● **STORED DATA**
# # # #
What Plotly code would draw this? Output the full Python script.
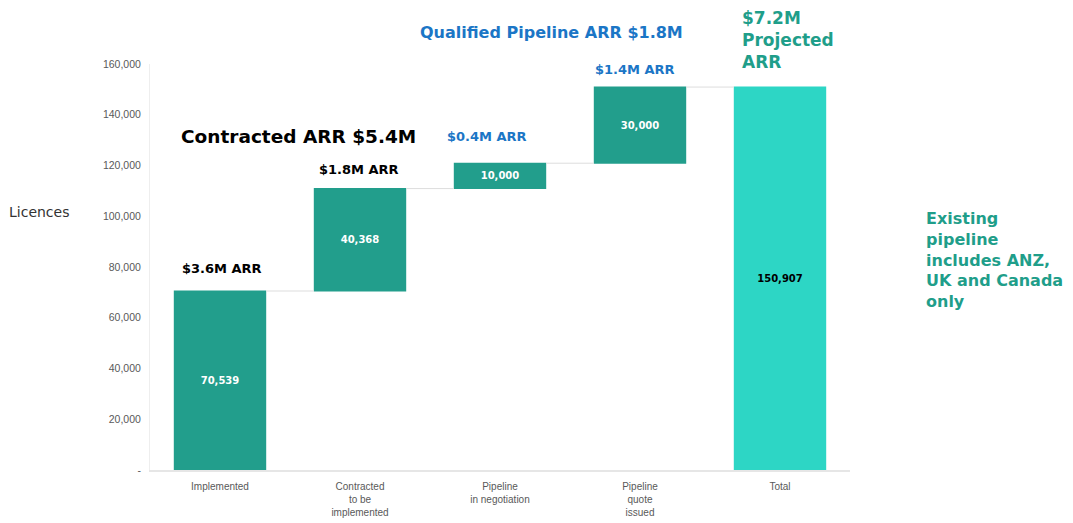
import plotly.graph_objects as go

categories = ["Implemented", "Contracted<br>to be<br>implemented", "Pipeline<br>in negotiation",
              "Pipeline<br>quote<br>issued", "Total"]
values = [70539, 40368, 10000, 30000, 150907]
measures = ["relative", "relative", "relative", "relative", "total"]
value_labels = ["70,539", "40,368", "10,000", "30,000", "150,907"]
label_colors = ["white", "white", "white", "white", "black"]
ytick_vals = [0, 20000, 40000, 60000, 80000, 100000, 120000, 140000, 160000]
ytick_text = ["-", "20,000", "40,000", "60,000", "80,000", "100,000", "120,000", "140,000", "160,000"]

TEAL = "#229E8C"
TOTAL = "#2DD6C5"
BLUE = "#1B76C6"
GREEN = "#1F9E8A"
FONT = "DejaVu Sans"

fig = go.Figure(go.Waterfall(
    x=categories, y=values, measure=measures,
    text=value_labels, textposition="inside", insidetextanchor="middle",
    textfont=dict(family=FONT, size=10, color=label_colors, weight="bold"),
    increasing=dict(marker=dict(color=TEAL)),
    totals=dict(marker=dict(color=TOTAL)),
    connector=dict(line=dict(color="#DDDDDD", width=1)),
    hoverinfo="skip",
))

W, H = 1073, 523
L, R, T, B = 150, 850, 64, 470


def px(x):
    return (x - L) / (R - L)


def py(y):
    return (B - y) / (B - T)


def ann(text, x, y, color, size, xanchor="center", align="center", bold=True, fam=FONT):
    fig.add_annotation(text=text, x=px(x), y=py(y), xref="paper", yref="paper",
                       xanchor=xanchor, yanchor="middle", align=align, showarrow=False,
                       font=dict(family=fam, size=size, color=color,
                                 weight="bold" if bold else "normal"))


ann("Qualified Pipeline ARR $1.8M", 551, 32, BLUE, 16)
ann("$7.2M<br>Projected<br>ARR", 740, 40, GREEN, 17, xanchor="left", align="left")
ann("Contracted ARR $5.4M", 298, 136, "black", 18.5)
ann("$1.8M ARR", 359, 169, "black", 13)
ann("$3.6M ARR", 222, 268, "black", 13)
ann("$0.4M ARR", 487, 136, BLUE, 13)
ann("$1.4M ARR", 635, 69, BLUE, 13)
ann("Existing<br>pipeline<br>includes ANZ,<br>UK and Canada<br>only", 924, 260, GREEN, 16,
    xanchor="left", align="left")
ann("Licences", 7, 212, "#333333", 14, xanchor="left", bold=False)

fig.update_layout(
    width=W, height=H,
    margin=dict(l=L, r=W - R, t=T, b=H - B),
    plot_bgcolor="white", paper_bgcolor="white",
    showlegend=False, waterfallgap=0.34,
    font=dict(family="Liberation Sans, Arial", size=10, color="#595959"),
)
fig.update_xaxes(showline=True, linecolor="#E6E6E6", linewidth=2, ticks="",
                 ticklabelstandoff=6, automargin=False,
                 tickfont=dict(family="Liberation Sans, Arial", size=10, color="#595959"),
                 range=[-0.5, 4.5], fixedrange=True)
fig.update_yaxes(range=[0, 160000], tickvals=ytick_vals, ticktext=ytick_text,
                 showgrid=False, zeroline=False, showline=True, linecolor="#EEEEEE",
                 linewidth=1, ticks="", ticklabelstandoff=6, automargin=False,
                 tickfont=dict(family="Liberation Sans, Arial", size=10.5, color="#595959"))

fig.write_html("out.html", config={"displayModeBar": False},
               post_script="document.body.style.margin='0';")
# # # #
● **AIM OF THE EXERCISE**
Keep every word of the data as it is when you write it out, but drop the pictures.

● **REPLY TO THE EXERCISE**
What Plotly code would draw this? Output the full Python script.
import plotly.graph_objects as go

categories = ["Implemented", "Contracted<br>to be<br>implemented", "Pipeline<br>in negotiation",
              "Pipeline<br>quote<br>issued", "Total"]
values = [70539, 40368, 10000, 30000, 150907]
measures = ["relative", "relative", "relative", "relative", "total"]
value_labels = ["70,539", "40,368", "10,000", "30,000", "150,907"]
label_colors = ["white", "white", "white", "white", "black"]
ytick_vals = [0, 20000, 40000, 60000, 80000, 100000, 120000, 140000, 160000]
ytick_text = ["-", "20,000", "40,000", "60,000", "80,000", "100,000", "120,000", "140,000", "160,000"]

TEAL = "#229E8C"
TOTAL = "#2DD6C5"
BLUE = "#1B76C6"
GREEN = "#1F9E8A"
FONT = "DejaVu Sans"

fig = go.Figure(go.Waterfall(
    x=categories, y=values, measure=measures,
    text=value_labels, textposition="inside", insidetextanchor="middle",
    textfont=dict(family=FONT, size=10, color=label_colors, weight="bold"),
    increasing=dict(marker=dict(color=TEAL)),
    totals=dict(marker=dict(color=TOTAL)),
    connector=dict(line=dict(color="#DDDDDD", width=1)),
    hoverinfo="skip",
))

W, H = 1073, 523
L, R, T, B = 150, 850, 64, 470


def px(x):
    return (x - L) / (R - L)


def py(y):
    return (B - y) / (B - T)


def ann(text, x, y, color, size, xanchor="center", align="center", bold=True, fam=FONT):
    fig.add_annotation(text=text, x=px(x), y=py(y), xref="paper", yref="paper",
                       xanchor=xanchor, yanchor="middle", align=align, showarrow=False,
                       font=dict(family=fam, size=size, color=color,
                                 weight="bold" if bold else "normal"))


ann("Qualified Pipeline ARR $1.8M", 551, 32, BLUE, 16)
ann("$7.2M<br>Projected<br>ARR", 740, 40, GREEN, 17, xanchor="left", align="left")
ann("Contracted ARR $5.4M", 298, 136, "black", 18.5)
ann("$1.8M ARR", 359, 169, "black", 13)
ann("$3.6M ARR", 222, 268, "black", 13)
ann("$0.4M ARR", 487, 136, BLUE, 13)
ann("$1.4M ARR", 635, 69, BLUE, 13)
ann("Existing<br>pipeline<br>includes ANZ,<br>UK and Canada<br>only", 924, 260, GREEN, 16,
    xanchor="left", align="left")
ann("Licences", 7, 212, "#333333", 14, xanchor="left", bold=False)

fig.update_layout(
    width=W, height=H,
    margin=dict(l=L, r=W - R, t=T, b=H - B),
    plot_bgcolor="white", paper_bgcolor="white",
    showlegend=False, waterfallgap=0.34,
    font=dict(family="Liberation Sans, Arial", size=10, color="#595959"),
)
fig.update_xaxes(showline=True, linecolor="#E6E6E6", linewidth=2, ticks="",
                 ticklabelstandoff=6, automargin=False,
                 tickfont=dict(family="Liberation Sans, Arial", size=10, color="#595959"),
                 range=[-0.5, 4.5], fixedrange=True)
fig.update_yaxes(range=[0, 160000], tickvals=ytick_vals, ticktext=ytick_text,
                 showgrid=False, zeroline=False, showline=True, linecolor="#EEEEEE",
                 linewidth=1, ticks="", ticklabelstandoff=6, automargin=False,
                 tickfont=dict(family="Liberation Sans, Arial", size=10.5, color="#595959"))

fig.write_html("out.html", config={"displayModeBar": False},
               post_script="document.body.style.margin='0';")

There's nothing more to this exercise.